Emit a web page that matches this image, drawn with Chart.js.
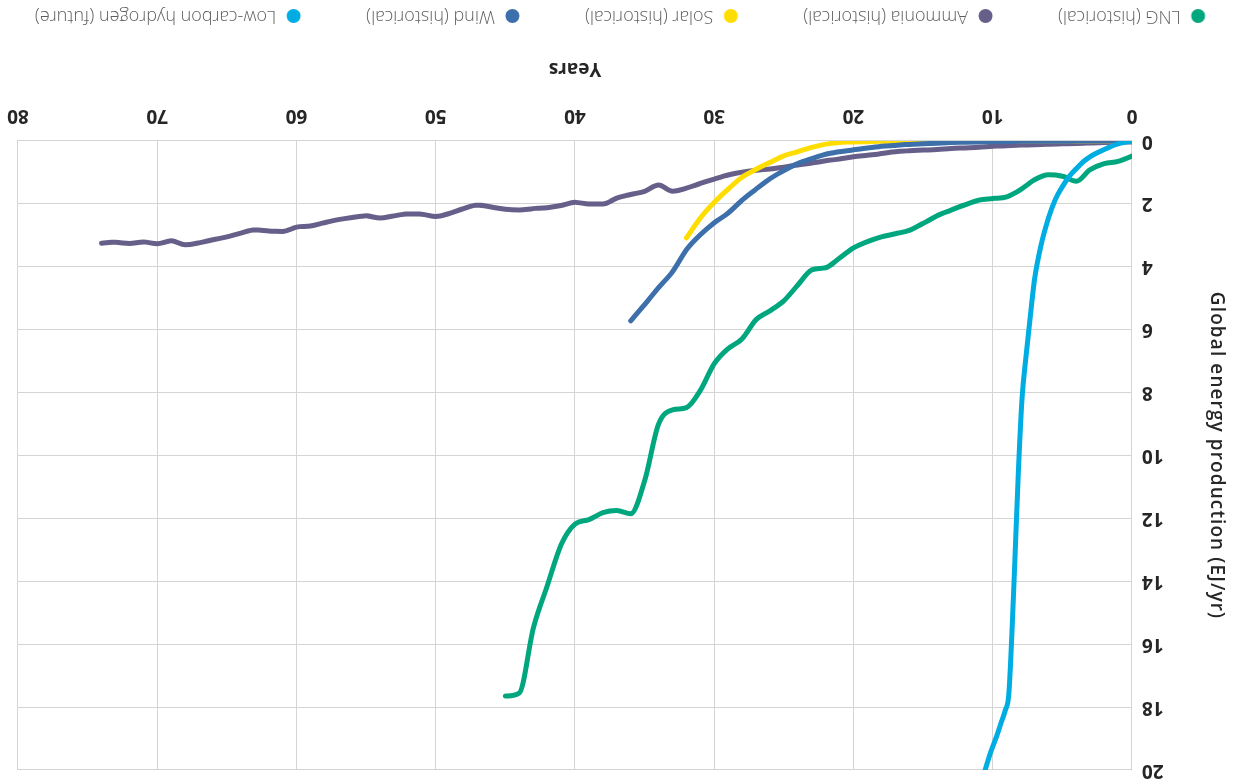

...

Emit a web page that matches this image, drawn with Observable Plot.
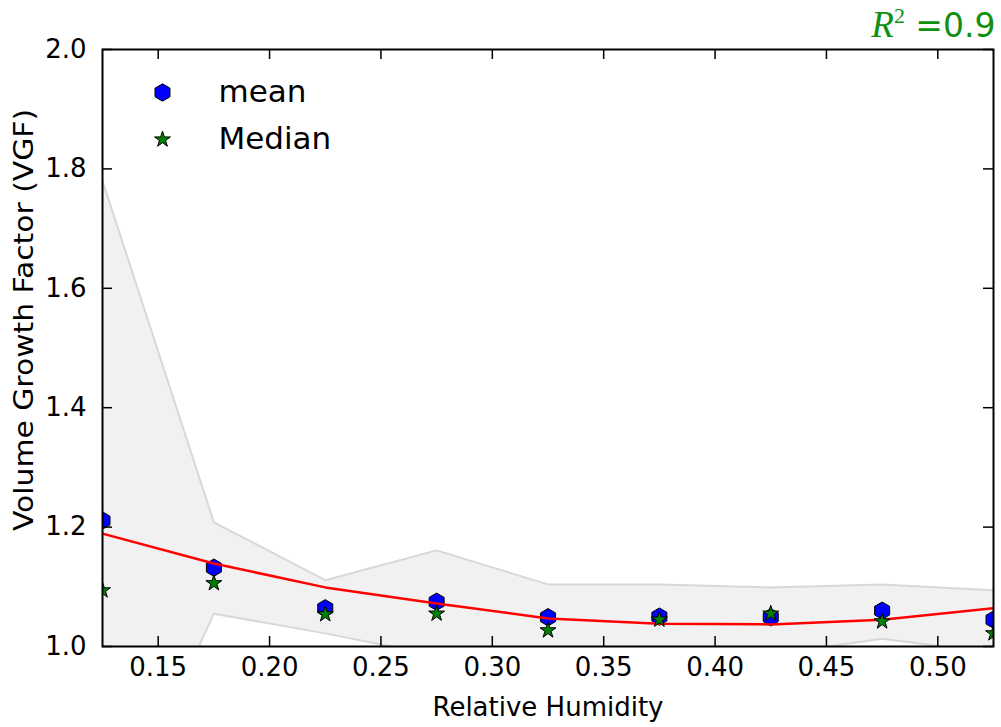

--

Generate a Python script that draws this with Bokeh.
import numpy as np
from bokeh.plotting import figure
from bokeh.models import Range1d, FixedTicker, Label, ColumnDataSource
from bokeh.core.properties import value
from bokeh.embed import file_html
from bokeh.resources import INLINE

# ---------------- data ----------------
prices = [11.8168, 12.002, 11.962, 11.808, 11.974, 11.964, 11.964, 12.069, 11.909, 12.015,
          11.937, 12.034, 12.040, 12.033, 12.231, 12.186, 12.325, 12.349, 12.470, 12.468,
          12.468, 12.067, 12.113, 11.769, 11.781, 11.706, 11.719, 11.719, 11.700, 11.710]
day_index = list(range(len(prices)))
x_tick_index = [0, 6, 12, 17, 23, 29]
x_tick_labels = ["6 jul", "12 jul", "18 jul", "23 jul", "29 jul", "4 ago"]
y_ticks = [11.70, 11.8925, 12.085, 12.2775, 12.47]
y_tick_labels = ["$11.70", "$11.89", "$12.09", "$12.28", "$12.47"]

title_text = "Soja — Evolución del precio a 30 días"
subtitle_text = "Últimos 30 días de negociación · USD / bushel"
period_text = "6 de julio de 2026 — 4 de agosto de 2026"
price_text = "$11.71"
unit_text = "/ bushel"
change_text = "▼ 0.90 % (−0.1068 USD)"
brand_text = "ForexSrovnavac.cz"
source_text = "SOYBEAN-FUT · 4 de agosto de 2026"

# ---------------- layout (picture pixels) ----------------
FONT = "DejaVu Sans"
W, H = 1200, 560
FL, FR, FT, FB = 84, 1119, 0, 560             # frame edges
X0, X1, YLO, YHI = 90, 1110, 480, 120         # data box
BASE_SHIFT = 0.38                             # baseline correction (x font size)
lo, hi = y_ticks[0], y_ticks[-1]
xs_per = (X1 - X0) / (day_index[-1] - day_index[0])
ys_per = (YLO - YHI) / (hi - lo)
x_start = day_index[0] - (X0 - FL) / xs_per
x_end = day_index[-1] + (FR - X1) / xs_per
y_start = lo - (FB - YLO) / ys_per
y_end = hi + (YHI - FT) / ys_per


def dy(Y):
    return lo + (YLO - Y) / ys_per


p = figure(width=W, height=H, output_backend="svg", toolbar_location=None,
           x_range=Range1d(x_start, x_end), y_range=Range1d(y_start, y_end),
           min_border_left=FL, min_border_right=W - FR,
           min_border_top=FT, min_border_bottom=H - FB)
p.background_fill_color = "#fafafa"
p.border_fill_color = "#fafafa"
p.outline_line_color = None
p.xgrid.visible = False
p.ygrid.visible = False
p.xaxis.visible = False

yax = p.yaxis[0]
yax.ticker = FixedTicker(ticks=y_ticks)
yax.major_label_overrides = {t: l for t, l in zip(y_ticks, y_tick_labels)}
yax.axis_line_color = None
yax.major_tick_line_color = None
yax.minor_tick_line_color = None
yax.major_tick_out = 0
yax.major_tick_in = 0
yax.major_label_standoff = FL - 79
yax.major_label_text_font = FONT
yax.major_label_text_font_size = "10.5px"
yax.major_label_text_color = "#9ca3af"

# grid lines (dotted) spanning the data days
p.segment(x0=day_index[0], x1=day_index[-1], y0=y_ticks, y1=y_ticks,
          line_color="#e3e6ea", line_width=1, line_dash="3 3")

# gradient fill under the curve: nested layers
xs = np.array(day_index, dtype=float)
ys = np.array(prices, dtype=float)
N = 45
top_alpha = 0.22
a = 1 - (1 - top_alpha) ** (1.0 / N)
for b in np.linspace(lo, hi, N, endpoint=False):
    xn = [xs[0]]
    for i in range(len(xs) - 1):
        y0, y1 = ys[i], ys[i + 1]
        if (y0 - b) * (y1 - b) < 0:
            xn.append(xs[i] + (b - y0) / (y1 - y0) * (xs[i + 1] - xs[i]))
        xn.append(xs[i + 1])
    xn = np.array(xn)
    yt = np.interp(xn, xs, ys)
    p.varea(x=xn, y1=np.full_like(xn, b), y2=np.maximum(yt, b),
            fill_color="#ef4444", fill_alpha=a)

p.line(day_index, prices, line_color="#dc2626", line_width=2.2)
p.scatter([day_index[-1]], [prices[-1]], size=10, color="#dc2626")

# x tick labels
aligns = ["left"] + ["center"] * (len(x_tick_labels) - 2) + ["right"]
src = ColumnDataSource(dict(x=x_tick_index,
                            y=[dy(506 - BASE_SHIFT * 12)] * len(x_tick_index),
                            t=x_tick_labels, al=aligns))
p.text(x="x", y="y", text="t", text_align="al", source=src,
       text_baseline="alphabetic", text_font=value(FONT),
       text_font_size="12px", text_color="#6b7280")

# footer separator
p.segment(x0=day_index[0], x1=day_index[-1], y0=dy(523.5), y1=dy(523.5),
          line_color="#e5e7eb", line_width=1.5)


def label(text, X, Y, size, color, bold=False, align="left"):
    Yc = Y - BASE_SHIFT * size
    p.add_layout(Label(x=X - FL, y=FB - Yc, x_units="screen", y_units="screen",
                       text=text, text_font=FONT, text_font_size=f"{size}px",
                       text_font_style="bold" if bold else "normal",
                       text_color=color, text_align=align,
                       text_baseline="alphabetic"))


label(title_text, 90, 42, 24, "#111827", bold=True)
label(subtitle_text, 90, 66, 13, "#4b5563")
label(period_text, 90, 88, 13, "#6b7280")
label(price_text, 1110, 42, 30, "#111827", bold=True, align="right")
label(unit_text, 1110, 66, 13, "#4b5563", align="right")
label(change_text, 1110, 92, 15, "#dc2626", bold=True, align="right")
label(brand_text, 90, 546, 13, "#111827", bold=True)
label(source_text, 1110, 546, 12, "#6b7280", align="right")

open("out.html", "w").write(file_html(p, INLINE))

# To be done
List the lines of the entries that include "matches".

# Response to the exercise
Emit a web page that matches this image, drawn with Chart.js.
Emit a web page that matches this image, drawn with Observable Plot.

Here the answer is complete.